Skip every picture, and extract verbatim the lines from the line containing "Convert this chart to Apache ECharts code." to the line containing "var FONT = 'Liberation", both lines included.

RECORDS TO USE |
>> Begin

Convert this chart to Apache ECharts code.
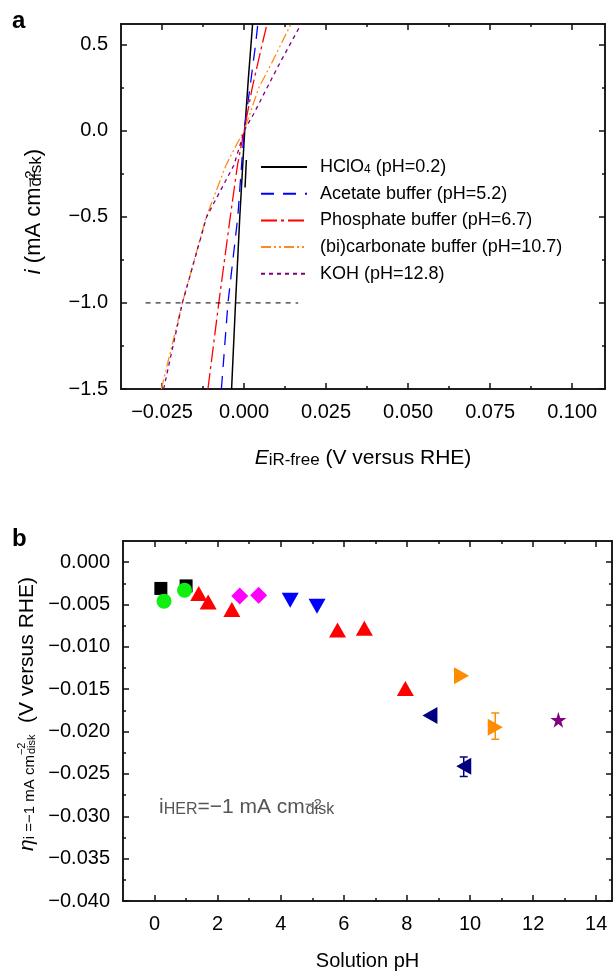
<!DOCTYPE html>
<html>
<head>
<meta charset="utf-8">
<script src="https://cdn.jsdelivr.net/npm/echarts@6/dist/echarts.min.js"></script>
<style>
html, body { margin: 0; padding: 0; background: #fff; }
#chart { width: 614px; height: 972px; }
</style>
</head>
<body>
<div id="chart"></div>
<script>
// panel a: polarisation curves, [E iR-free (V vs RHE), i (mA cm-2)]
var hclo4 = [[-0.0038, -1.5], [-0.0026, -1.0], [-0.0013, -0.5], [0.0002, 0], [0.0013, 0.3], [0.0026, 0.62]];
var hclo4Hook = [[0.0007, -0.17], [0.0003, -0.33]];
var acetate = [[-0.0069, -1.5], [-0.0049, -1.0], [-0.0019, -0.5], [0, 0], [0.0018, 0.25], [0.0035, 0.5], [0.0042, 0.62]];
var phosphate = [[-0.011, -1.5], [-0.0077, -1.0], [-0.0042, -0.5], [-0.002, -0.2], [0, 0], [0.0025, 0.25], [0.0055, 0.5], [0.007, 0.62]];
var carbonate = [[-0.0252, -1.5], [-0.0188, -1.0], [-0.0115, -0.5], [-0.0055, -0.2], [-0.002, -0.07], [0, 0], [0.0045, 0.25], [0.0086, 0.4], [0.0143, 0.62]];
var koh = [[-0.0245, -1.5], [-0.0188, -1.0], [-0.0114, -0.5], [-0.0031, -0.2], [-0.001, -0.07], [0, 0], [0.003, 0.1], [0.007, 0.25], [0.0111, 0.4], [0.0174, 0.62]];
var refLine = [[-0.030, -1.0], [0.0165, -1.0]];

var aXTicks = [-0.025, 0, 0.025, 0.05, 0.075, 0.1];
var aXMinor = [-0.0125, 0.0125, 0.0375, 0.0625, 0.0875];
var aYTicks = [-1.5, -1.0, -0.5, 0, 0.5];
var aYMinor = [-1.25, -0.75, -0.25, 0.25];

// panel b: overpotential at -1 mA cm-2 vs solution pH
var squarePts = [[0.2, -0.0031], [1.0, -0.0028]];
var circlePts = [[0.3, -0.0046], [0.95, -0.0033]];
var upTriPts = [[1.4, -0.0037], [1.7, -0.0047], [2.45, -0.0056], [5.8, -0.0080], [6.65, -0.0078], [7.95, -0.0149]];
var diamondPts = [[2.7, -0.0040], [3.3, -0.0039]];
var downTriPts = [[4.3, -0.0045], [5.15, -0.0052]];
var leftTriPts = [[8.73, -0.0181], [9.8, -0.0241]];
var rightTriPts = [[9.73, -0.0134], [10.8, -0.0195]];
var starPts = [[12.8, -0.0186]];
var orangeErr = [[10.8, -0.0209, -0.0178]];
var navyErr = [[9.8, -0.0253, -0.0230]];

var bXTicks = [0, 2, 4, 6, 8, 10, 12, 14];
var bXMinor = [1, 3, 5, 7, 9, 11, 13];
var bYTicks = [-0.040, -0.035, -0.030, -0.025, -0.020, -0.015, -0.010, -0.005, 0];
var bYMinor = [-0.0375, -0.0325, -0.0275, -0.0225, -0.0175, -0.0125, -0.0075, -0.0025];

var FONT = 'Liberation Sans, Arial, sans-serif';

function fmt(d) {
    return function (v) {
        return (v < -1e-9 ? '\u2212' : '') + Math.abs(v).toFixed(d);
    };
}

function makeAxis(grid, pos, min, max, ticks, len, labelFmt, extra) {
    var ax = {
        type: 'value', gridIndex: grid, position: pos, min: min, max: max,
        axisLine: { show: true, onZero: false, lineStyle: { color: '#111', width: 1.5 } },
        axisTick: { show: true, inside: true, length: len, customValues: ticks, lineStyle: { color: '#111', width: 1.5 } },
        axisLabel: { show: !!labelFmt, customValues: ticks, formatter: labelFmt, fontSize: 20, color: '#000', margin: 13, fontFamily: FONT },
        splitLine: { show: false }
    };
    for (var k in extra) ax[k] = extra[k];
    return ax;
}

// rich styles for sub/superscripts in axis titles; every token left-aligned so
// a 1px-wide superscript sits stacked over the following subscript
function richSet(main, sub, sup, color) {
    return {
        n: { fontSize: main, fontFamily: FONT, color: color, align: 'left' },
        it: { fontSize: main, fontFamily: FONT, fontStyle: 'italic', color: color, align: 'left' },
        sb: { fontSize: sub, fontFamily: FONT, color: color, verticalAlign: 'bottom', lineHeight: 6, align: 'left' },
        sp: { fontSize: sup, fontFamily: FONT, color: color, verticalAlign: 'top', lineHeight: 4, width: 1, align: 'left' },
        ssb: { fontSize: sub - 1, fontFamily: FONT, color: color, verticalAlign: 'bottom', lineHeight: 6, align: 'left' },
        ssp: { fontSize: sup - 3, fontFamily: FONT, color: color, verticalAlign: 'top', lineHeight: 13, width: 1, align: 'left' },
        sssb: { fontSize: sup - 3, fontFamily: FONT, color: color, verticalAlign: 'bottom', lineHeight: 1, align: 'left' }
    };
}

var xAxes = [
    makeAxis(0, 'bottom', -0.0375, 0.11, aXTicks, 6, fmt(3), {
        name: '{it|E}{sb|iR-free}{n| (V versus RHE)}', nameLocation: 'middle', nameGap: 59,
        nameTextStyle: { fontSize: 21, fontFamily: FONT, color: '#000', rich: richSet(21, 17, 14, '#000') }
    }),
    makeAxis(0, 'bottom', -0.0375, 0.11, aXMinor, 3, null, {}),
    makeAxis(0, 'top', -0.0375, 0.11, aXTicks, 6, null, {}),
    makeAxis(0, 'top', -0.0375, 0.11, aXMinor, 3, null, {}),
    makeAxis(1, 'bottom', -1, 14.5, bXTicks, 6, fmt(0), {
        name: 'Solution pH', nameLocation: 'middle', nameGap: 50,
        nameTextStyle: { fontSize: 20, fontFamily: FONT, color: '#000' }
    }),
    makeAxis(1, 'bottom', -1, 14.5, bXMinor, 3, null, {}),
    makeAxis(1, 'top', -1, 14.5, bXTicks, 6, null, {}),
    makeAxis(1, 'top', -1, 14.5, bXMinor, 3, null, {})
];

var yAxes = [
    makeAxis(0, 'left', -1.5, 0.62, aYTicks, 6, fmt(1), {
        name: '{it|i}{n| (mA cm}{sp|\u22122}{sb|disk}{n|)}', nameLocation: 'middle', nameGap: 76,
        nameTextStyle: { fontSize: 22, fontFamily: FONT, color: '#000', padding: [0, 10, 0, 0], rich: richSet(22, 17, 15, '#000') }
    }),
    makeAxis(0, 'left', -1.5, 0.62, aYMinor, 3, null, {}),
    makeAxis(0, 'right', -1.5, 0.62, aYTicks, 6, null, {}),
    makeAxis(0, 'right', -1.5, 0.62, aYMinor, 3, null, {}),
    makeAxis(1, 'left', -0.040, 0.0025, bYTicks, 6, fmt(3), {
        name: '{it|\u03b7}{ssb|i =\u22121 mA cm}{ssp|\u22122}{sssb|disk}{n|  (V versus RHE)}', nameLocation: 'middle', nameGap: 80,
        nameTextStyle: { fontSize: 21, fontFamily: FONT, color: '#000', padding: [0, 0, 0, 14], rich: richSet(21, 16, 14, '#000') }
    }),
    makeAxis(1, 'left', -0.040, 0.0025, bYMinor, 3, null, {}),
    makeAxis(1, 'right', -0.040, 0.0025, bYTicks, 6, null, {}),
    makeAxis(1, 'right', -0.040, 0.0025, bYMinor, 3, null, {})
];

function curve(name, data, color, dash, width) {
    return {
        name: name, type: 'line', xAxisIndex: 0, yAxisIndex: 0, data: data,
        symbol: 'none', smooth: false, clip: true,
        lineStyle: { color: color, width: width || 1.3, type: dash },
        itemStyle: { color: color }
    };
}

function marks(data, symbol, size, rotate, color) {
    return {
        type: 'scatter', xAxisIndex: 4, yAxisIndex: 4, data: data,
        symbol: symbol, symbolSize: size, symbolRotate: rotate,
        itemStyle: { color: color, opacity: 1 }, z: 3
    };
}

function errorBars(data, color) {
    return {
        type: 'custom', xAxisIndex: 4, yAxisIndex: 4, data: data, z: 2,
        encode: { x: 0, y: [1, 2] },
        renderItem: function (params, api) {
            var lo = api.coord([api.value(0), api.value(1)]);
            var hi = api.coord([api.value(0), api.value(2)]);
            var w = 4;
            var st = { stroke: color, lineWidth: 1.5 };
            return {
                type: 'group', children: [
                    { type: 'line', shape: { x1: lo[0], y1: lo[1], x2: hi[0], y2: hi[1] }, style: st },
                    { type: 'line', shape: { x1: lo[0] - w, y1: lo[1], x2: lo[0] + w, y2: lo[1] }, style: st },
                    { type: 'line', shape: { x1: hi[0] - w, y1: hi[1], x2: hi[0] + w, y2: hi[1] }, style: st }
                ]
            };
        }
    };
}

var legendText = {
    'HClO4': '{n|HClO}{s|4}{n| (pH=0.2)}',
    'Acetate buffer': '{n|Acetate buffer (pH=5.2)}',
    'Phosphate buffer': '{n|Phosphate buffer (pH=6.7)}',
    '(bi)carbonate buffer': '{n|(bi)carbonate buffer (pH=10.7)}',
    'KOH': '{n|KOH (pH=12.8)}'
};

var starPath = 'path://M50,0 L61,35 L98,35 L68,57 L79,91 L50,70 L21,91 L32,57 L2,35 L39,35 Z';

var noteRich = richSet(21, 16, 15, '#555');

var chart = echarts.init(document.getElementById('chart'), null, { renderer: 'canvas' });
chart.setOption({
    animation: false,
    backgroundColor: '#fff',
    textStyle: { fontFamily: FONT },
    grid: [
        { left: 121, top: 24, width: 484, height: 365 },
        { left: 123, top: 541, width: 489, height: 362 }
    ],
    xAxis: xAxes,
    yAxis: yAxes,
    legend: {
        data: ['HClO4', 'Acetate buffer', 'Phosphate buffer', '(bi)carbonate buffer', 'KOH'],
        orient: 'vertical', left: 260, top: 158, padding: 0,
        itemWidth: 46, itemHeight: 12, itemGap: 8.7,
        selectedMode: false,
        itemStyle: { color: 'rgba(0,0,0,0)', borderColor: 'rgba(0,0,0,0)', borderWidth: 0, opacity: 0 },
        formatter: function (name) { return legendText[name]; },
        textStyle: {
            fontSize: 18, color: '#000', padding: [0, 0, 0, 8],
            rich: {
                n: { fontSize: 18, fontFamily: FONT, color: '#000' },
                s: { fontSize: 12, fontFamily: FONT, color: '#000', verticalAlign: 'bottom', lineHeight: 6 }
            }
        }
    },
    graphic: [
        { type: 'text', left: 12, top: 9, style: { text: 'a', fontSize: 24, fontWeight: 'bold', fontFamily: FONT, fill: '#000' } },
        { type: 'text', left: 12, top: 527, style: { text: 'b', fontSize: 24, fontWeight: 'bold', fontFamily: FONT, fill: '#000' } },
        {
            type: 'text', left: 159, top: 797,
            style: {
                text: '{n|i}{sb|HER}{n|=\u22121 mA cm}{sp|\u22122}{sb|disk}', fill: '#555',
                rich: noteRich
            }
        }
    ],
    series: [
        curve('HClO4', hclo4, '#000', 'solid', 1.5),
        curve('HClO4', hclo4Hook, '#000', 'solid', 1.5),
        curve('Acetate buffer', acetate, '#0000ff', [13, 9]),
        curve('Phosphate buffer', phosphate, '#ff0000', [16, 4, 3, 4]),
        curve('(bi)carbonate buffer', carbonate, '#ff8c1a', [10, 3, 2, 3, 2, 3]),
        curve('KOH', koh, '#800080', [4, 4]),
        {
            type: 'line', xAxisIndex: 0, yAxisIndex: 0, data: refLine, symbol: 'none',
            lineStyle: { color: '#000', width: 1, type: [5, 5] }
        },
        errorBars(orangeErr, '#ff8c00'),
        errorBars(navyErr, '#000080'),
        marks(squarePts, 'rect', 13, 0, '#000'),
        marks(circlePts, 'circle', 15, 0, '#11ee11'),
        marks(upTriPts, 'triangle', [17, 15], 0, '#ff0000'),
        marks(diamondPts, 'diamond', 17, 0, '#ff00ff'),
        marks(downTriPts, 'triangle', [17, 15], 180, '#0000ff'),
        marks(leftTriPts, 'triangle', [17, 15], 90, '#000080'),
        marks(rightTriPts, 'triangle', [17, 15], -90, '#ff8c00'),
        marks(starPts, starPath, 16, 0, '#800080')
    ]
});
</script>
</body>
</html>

>> End
>> Begin

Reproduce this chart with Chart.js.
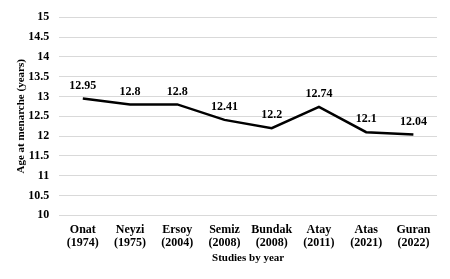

>> End

SOLUTION TO THE PROBLEM |
Convert this chart to Apache ECharts code.
<!DOCTYPE html>
<html>
<head>
<meta charset="utf-8">
<script src="https://cdn.jsdelivr.net/npm/echarts@6/dist/echarts.min.js"></script>
<style>
html, body { margin: 0; padding: 0; background: #fff; }
#chart { width: 614px; height: 972px; }
</style>
</head>
<body>
<div id="chart"></div>
<script>
// panel a: polarisation curves, [E iR-free (V vs RHE), i (mA cm-2)]
var hclo4 = [[-0.0038, -1.5], [-0.0026, -1.0], [-0.0013, -0.5], [0.0002, 0], [0.0013, 0.3], [0.0026, 0.62]];
var hclo4Hook = [[0.0007, -0.17], [0.0003, -0.33]];
var acetate = [[-0.0069, -1.5], [-0.0049, -1.0], [-0.0019, -0.5], [0, 0], [0.0018, 0.25], [0.0035, 0.5], [0.0042, 0.62]];
var phosphate = [[-0.011, -1.5], [-0.0077, -1.0], [-0.0042, -0.5], [-0.002, -0.2], [0, 0], [0.0025, 0.25], [0.0055, 0.5], [0.007, 0.62]];
var carbonate = [[-0.0252, -1.5], [-0.0188, -1.0], [-0.0115, -0.5], [-0.0055, -0.2], [-0.002, -0.07], [0, 0], [0.0045, 0.25], [0.0086, 0.4], [0.0143, 0.62]];
var koh = [[-0.0245, -1.5], [-0.0188, -1.0], [-0.0114, -0.5], [-0.0031, -0.2], [-0.001, -0.07], [0, 0], [0.003, 0.1], [0.007, 0.25], [0.0111, 0.4], [0.0174, 0.62]];
var refLine = [[-0.030, -1.0], [0.0165, -1.0]];

var aXTicks = [-0.025, 0, 0.025, 0.05, 0.075, 0.1];
var aXMinor = [-0.0125, 0.0125, 0.0375, 0.0625, 0.0875];
var aYTicks = [-1.5, -1.0, -0.5, 0, 0.5];
var aYMinor = [-1.25, -0.75, -0.25, 0.25];

// panel b: overpotential at -1 mA cm-2 vs solution pH
var squarePts = [[0.2, -0.0031], [1.0, -0.0028]];
var circlePts = [[0.3, -0.0046], [0.95, -0.0033]];
var upTriPts = [[1.4, -0.0037], [1.7, -0.0047], [2.45, -0.0056], [5.8, -0.0080], [6.65, -0.0078], [7.95, -0.0149]];
var diamondPts = [[2.7, -0.0040], [3.3, -0.0039]];
var downTriPts = [[4.3, -0.0045], [5.15, -0.0052]];
var leftTriPts = [[8.73, -0.0181], [9.8, -0.0241]];
var rightTriPts = [[9.73, -0.0134], [10.8, -0.0195]];
var starPts = [[12.8, -0.0186]];
var orangeErr = [[10.8, -0.0209, -0.0178]];
var navyErr = [[9.8, -0.0253, -0.0230]];

var bXTicks = [0, 2, 4, 6, 8, 10, 12, 14];
var bXMinor = [1, 3, 5, 7, 9, 11, 13];
var bYTicks = [-0.040, -0.035, -0.030, -0.025, -0.020, -0.015, -0.010, -0.005, 0];
var bYMinor = [-0.0375, -0.0325, -0.0275, -0.0225, -0.0175, -0.0125, -0.0075, -0.0025];

var FONT = 'Liberation Sans, Arial, sans-serif';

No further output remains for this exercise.